DIRECTION:
Copy out the listing that follows, exact in every word, and skip the images.

start DATA SECTION

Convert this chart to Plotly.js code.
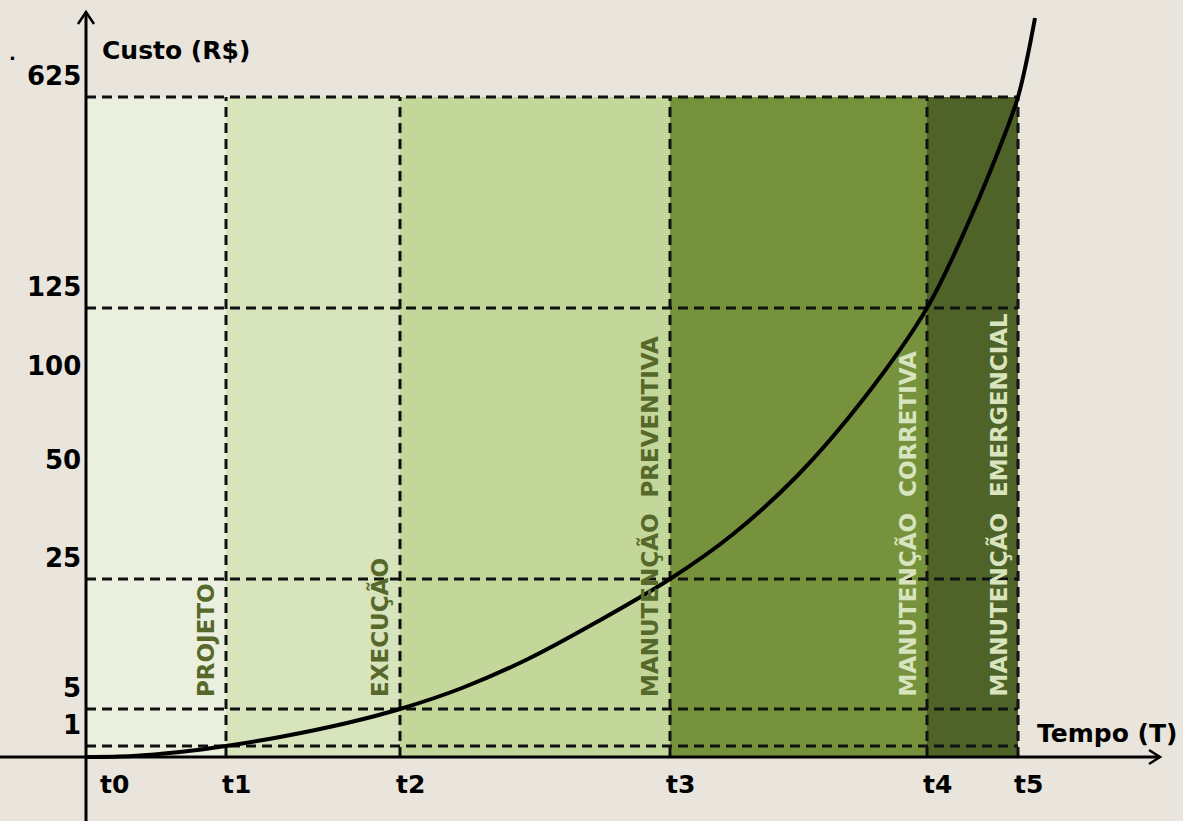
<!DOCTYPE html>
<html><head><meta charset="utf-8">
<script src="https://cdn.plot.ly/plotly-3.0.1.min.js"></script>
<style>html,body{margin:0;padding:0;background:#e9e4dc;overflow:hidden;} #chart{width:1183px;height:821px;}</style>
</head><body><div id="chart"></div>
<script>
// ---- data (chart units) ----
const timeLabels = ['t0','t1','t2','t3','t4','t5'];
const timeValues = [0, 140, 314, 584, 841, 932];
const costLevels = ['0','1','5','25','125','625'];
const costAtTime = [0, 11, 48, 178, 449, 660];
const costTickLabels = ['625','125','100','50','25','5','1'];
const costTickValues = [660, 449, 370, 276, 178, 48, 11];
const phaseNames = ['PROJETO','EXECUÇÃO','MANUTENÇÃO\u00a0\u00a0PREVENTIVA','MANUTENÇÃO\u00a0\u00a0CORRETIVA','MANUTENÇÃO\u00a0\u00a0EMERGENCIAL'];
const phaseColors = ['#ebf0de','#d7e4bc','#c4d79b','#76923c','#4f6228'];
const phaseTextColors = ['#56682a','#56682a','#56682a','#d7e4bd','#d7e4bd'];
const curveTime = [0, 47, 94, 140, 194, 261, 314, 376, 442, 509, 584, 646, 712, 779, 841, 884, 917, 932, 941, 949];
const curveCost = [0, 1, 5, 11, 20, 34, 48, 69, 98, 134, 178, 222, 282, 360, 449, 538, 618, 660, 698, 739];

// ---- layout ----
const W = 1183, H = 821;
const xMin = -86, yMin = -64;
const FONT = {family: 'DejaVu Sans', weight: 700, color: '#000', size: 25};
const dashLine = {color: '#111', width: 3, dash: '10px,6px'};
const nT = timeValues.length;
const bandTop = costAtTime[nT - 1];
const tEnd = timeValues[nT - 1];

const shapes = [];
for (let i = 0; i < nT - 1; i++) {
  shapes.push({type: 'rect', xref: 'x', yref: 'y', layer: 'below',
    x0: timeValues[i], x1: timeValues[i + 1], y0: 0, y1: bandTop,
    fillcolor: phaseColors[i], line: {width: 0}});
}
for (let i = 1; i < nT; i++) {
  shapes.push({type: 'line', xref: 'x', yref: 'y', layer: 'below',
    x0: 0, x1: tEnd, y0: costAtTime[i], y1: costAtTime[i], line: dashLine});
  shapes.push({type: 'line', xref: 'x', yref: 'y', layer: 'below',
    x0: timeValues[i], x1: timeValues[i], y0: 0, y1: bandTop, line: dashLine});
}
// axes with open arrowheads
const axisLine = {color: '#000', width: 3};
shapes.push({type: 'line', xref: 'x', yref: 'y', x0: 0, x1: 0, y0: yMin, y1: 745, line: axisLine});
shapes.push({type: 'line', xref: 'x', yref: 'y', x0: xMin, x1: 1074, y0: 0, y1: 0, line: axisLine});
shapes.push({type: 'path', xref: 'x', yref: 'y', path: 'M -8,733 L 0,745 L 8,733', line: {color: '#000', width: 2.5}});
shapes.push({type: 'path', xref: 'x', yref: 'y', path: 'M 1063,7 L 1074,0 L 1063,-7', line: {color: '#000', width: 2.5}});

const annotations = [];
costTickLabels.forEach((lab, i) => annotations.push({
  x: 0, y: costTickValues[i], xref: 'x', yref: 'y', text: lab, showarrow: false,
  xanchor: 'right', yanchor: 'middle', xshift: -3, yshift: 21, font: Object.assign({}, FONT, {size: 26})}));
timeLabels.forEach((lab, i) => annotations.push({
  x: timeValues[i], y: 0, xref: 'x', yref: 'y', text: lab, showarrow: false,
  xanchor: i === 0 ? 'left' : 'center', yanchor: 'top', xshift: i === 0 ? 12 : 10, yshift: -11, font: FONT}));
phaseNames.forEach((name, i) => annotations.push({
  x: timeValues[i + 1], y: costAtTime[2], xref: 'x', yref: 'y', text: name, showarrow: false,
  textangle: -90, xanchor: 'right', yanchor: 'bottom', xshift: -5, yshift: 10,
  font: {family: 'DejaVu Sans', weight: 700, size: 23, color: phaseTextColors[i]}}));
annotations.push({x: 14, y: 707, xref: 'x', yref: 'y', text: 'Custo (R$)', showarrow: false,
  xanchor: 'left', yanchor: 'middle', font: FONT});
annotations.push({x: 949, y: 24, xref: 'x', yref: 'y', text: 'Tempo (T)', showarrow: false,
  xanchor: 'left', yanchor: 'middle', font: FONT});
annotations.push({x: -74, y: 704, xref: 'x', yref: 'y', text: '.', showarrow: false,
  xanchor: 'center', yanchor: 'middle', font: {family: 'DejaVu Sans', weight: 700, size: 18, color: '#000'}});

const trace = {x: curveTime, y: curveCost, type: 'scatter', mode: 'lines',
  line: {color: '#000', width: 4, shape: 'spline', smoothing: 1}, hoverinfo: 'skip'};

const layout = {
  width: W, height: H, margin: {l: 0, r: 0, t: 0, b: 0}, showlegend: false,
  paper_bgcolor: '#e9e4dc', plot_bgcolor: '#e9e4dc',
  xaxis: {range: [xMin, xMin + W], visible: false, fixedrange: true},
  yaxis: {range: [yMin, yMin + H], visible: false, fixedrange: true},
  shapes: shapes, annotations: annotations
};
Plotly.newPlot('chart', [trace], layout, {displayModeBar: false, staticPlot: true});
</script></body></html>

end DATA SECTION

SOLUTION TO THIS PROBLEM:
Convert this chart to Plotly.js code.
<!DOCTYPE html>
<html><head><meta charset="utf-8">
<script src="https://cdn.plot.ly/plotly-3.0.1.min.js"></script>
<style>html,body{margin:0;padding:0;background:#e9e4dc;overflow:hidden;} #chart{width:1183px;height:821px;}</style>
</head><body><div id="chart"></div>
<script>
// ---- data (chart units) ----
const timeLabels = ['t0','t1','t2','t3','t4','t5'];
const timeValues = [0, 140, 314, 584, 841, 932];
const costLevels = ['0','1','5','25','125','625'];
const costAtTime = [0, 11, 48, 178, 449, 660];
const costTickLabels = ['625','125','100','50','25','5','1'];
const costTickValues = [660, 449, 370, 276, 178, 48, 11];
const phaseNames = ['PROJETO','EXECUÇÃO','MANUTENÇÃO\u00a0\u00a0PREVENTIVA','MANUTENÇÃO\u00a0\u00a0CORRETIVA','MANUTENÇÃO\u00a0\u00a0EMERGENCIAL'];
const phaseColors = ['#ebf0de','#d7e4bc','#c4d79b','#76923c','#4f6228'];
const phaseTextColors = ['#56682a','#56682a','#56682a','#d7e4bd','#d7e4bd'];
const curveTime = [0, 47, 94, 140, 194, 261, 314, 376, 442, 509, 584, 646, 712, 779, 841, 884, 917, 932, 941, 949];
const curveCost = [0, 1, 5, 11, 20, 34, 48, 69, 98, 134, 178, 222, 282, 360, 449, 538, 618, 660, 698, 739];

// ---- layout ----
const W = 1183, H = 821;
const xMin = -86, yMin = -64;
const FONT = {family: 'DejaVu Sans', weight: 700, color: '#000', size: 25};
const dashLine = {color: '#111', width: 3, dash: '10px,6px'};
const nT = timeValues.length;
const bandTop = costAtTime[nT - 1];
const tEnd = timeValues[nT - 1];

const shapes = [];
for (let i = 0; i < nT - 1; i++) {
  shapes.push({type: 'rect', xref: 'x', yref: 'y', layer: 'below',
    x0: timeValues[i], x1: timeValues[i + 1], y0: 0, y1: bandTop,
    fillcolor: phaseColors[i], line: {width: 0}});
}
for (let i = 1; i < nT; i++) {
  shapes.push({type: 'line', xref: 'x', yref: 'y', layer: 'below',
    x0: 0, x1: tEnd, y0: costAtTime[i], y1: costAtTime[i], line: dashLine});
  shapes.push({type: 'line', xref: 'x', yref: 'y', layer: 'below',
    x0: timeValues[i], x1: timeValues[i], y0: 0, y1: bandTop, line: dashLine});
}
// axes with open arrowheads
const axisLine = {color: '#000', width: 3};
shapes.push({type: 'line', xref: 'x', yref: 'y', x0: 0, x1: 0, y0: yMin, y1: 745, line: axisLine});
shapes.push({type: 'line', xref: 'x', yref: 'y', x0: xMin, x1: 1074, y0: 0, y1: 0, line: axisLine});
shapes.push({type: 'path', xref: 'x', yref: 'y', path: 'M -8,733 L 0,745 L 8,733', line: {color: '#000', width: 2.5}});
shapes.push({type: 'path', xref: 'x', yref: 'y', path: 'M 1063,7 L 1074,0 L 1063,-7', line: {color: '#000', width: 2.5}});

const annotations = [];
costTickLabels.forEach((lab, i) => annotations.push({
  x: 0, y: costTickValues[i], xref: 'x', yref: 'y', text: lab, showarrow: false,
  xanchor: 'right', yanchor: 'middle', xshift: -3, yshift: 21, font: Object.assign({}, FONT, {size: 26})}));
timeLabels.forEach((lab, i) => annotations.push({
  x: timeValues[i], y: 0, xref: 'x', yref: 'y', text: lab, showarrow: false,
  xanchor: i === 0 ? 'left' : 'center', yanchor: 'top', xshift: i === 0 ? 12 : 10, yshift: -11, font: FONT}));
phaseNames.forEach((name, i) => annotations.push({
  x: timeValues[i + 1], y: costAtTime[2], xref: 'x', yref: 'y', text: name, showarrow: false,
  textangle: -90, xanchor: 'right', yanchor: 'bottom', xshift: -5, yshift: 10,
  font: {family: 'DejaVu Sans', weight: 700, size: 23, color: phaseTextColors[i]}}));
annotations.push({x: 14, y: 707, xref: 'x', yref: 'y', text: 'Custo (R$)', showarrow: false,
  xanchor: 'left', yanchor: 'middle', font: FONT});
annotations.push({x: 949, y: 24, xref: 'x', yref: 'y', text: 'Tempo (T)', showarrow: false,
  xanchor: 'left', yanchor: 'middle', font: FONT});
annotations.push({x: -74, y: 704, xref: 'x', yref: 'y', text: '.', showarrow: false,
  xanchor: 'center', yanchor: 'middle', font: {family: 'DejaVu Sans', weight: 700, size: 18, color: '#000'}});

const trace = {x: curveTime, y: curveCost, type: 'scatter', mode: 'lines',
  line: {color: '#000', width: 4, shape: 'spline', smoothing: 1}, hoverinfo: 'skip'};

const layout = {
  width: W, height: H, margin: {l: 0, r: 0, t: 0, b: 0}, showlegend: false,
  paper_bgcolor: '#e9e4dc', plot_bgcolor: '#e9e4dc',
  xaxis: {range: [xMin, xMin + W], visible: false, fixedrange: true},
  yaxis: {range: [yMin, yMin + H], visible: false, fixedrange: true},
  shapes: shapes, annotations: annotations
};
Plotly.newPlot('chart', [trace], layout, {displayModeBar: false, staticPlot: true});
</script></body></html>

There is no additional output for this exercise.